#### MATERIAL FOR THIS EXERCISE:
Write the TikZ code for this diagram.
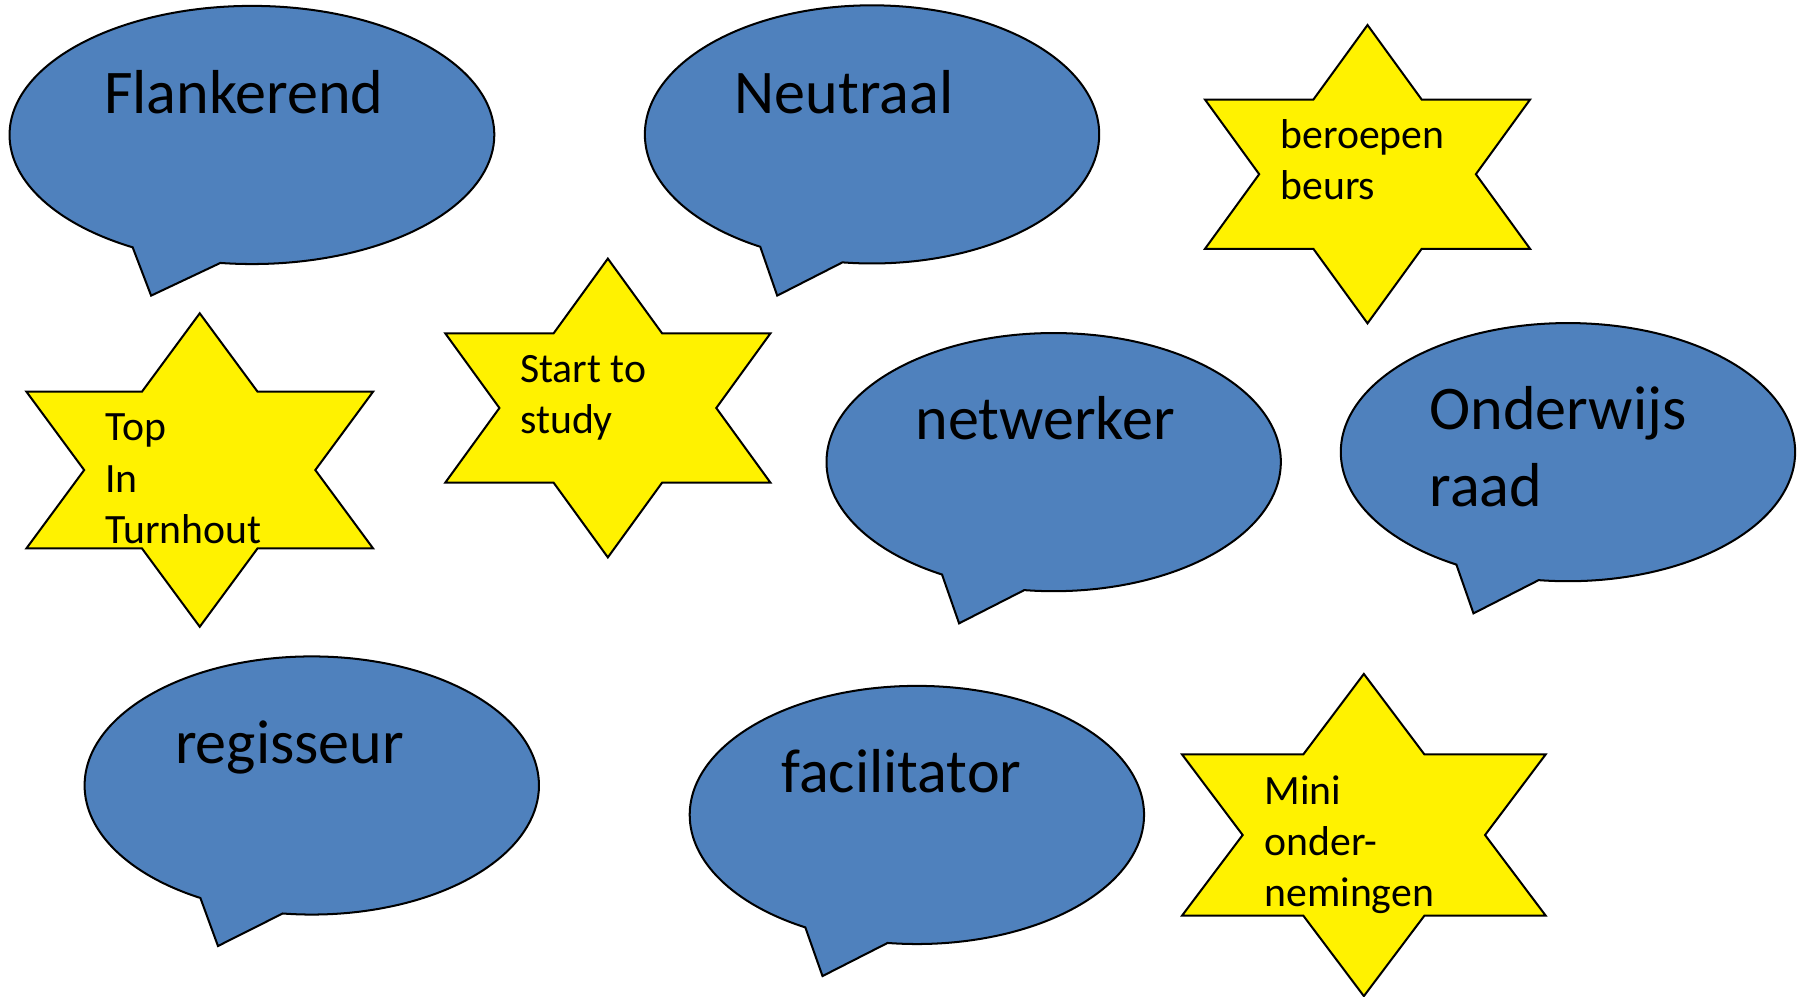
\documentclass[tikz,border=0pt]{standalone}
\usepackage{fontspec}
\setmainfont{Carlito}
\usetikzlibrary{shapes.geometric,shapes.callouts}
\definecolor{bubbleblue}{HTML}{4F81BD}

\begin{document}
\begin{tikzpicture}[x=0.01cm, y=-0.01cm,
    bubble/.style={ellipse callout, draw=black, fill=bubbleblue, line width=0.5pt,
      inner sep=0pt, minimum width=3.96cm, minimum height=2.25cm, callout pointer arc=22},
    sticker/.style={star, star points=6, star point ratio=1.732, draw=black,
      fill=yellow, line width=0.5pt, inner sep=0pt},
    bigtext/.style={font=\fontsize{15.4}{19.2}\selectfont, align=left, inner sep=0pt, anchor=base west},
    smalltext/.style={font=\fontsize{10.35}{12.7}\selectfont, align=left, inner sep=0pt, anchor=base west}]
        \useasboundingbox (0,0) rectangle (1568,869);

        % Tips of the bubbles
        \coordinate (FlankTip) at (131.8,257.8);
        \coordinate (NeutraalTip) at (677.8,257.8);
        \coordinate (NetwerkerTip) at (836.4,543.6);
        \coordinate (OnderwijsTip) at (1285,534.9);
        \coordinate (RegisseurTip) at (190.1,825);
        \coordinate (FacilTip) at (717.3,851.2);

        % Speech bubbles
        \node[bubble, minimum width=4.225cm, callout absolute pointer={(FlankTip)}] (Flank) at (219.7,117.7) {};
        \node[bubble, callout absolute pointer={(NeutraalTip)}] (Neutraal) at (760.5,117.2) {};
        \node[bubble, callout absolute pointer={(NetwerkerTip)}] (Netwerker) at (918.9,403) {};
        \node[bubble, callout absolute pointer={(OnderwijsTip)}] (Onderwijs) at (1367.4,394.3) {};
        \node[bubble, callout absolute pointer={(RegisseurTip)}] (Regisseur) at (271.9,685) {};
        \node[bubble, callout absolute pointer={(FacilTip)}] (Facil) at (799.6,710.7) {};

        % Stars
        \node[sticker, minimum size=2.6cm, xscale=1.258] (Beurs) at (1192.6,151.9) {};
        \node[sticker, minimum size=2.732cm, xscale=1.277] (Top) at (174.2,409.9) {};
        \node[sticker, minimum size=2.604cm, xscale=1.257] (Study) at (530.1,355.8) {};
        \node[sticker, minimum size=2.808cm, xscale=1.303] (Mini) at (1189.4,728.2) {};

        % Texts (anchored at the baseline of the last line)
        \node[bigtext] (FlankText) at (90,98.8) {Flankerend};
        \node[bigtext] (NeutraalText) at (640,98.8) {Neutraal};
        \node[bigtext] (NetwerkerText) at (797.6,383.7) {netwerker};
        \node[bigtext] (OnderwijsText) at (1246,441.9) {Onderwijs\\raad};
        \node[bigtext] (RegisseurText) at (152,665.7) {regisseur};
        \node[bigtext] (FacilText) at (680.6,691.3) {facilitator};
        \node[smalltext] (BeursText) at (1116,174.4) {beroepen\\beurs};
        \node[smalltext] (TopText) at (91.2,473.8) {Top\\In\\Turnhout};
        \node[smalltext] (StudyText) at (453,377.9) {Start to\\study};
        \node[smalltext] (MiniText) at (1102,790.7) {Mini\\onder-\\nemingen};

\end{tikzpicture}
\end{document}
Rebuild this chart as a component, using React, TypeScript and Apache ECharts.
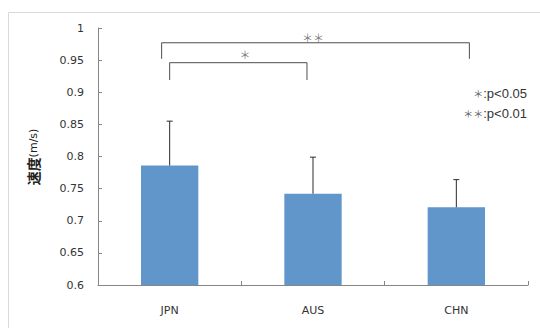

#### OBJECTIVE:
Reproduce every line of the material precisely, omitting its pictures.

#### RESPONSE:
Write the TikZ code for this diagram.
\documentclass[tikz,border=0pt]{standalone}
\usepackage{fontspec}
\setmainfont{Carlito}
\usetikzlibrary{shapes.geometric,shapes.callouts}
\definecolor{bubbleblue}{HTML}{4F81BD}

\begin{document}
\begin{tikzpicture}[x=0.01cm, y=-0.01cm,
    bubble/.style={ellipse callout, draw=black, fill=bubbleblue, line width=0.5pt,
      inner sep=0pt, minimum width=3.96cm, minimum height=2.25cm, callout pointer arc=22},
    sticker/.style={star, star points=6, star point ratio=1.732, draw=black,
      fill=yellow, line width=0.5pt, inner sep=0pt},
    bigtext/.style={font=\fontsize{15.4}{19.2}\selectfont, align=left, inner sep=0pt, anchor=base west},
    smalltext/.style={font=\fontsize{10.35}{12.7}\selectfont, align=left, inner sep=0pt, anchor=base west}]
        \useasboundingbox (0,0) rectangle (1568,869);

        % Tips of the bubbles
        \coordinate (FlankTip) at (131.8,257.8);
        \coordinate (NeutraalTip) at (677.8,257.8);
        \coordinate (NetwerkerTip) at (836.4,543.6);
        \coordinate (OnderwijsTip) at (1285,534.9);
        \coordinate (RegisseurTip) at (190.1,825);
        \coordinate (FacilTip) at (717.3,851.2);

        % Speech bubbles
        \node[bubble, minimum width=4.225cm, callout absolute pointer={(FlankTip)}] (Flank) at (219.7,117.7) {};
        \node[bubble, callout absolute pointer={(NeutraalTip)}] (Neutraal) at (760.5,117.2) {};
        \node[bubble, callout absolute pointer={(NetwerkerTip)}] (Netwerker) at (918.9,403) {};
        \node[bubble, callout absolute pointer={(OnderwijsTip)}] (Onderwijs) at (1367.4,394.3) {};
        \node[bubble, callout absolute pointer={(RegisseurTip)}] (Regisseur) at (271.9,685) {};
        \node[bubble, callout absolute pointer={(FacilTip)}] (Facil) at (799.6,710.7) {};

        % Stars
        \node[sticker, minimum size=2.6cm, xscale=1.258] (Beurs) at (1192.6,151.9) {};
        \node[sticker, minimum size=2.732cm, xscale=1.277] (Top) at (174.2,409.9) {};
        \node[sticker, minimum size=2.604cm, xscale=1.257] (Study) at (530.1,355.8) {};
        \node[sticker, minimum size=2.808cm, xscale=1.303] (Mini) at (1189.4,728.2) {};

        % Texts (anchored at the baseline of the last line)
        \node[bigtext] (FlankText) at (90,98.8) {Flankerend};
        \node[bigtext] (NeutraalText) at (640,98.8) {Neutraal};
        \node[bigtext] (NetwerkerText) at (797.6,383.7) {netwerker};
        \node[bigtext] (OnderwijsText) at (1246,441.9) {Onderwijs\\raad};
        \node[bigtext] (RegisseurText) at (152,665.7) {regisseur};
        \node[bigtext] (FacilText) at (680.6,691.3) {facilitator};
        \node[smalltext] (BeursText) at (1116,174.4) {beroepen\\beurs};
        \node[smalltext] (TopText) at (91.2,473.8) {Top\\In\\Turnhout};
        \node[smalltext] (StudyText) at (453,377.9) {Start to\\study};
        \node[smalltext] (MiniText) at (1102,790.7) {Mini\\onder-\\nemingen};

\end{tikzpicture}
\end{document}
Rebuild this chart as a component, using React, TypeScript and Apache ECharts.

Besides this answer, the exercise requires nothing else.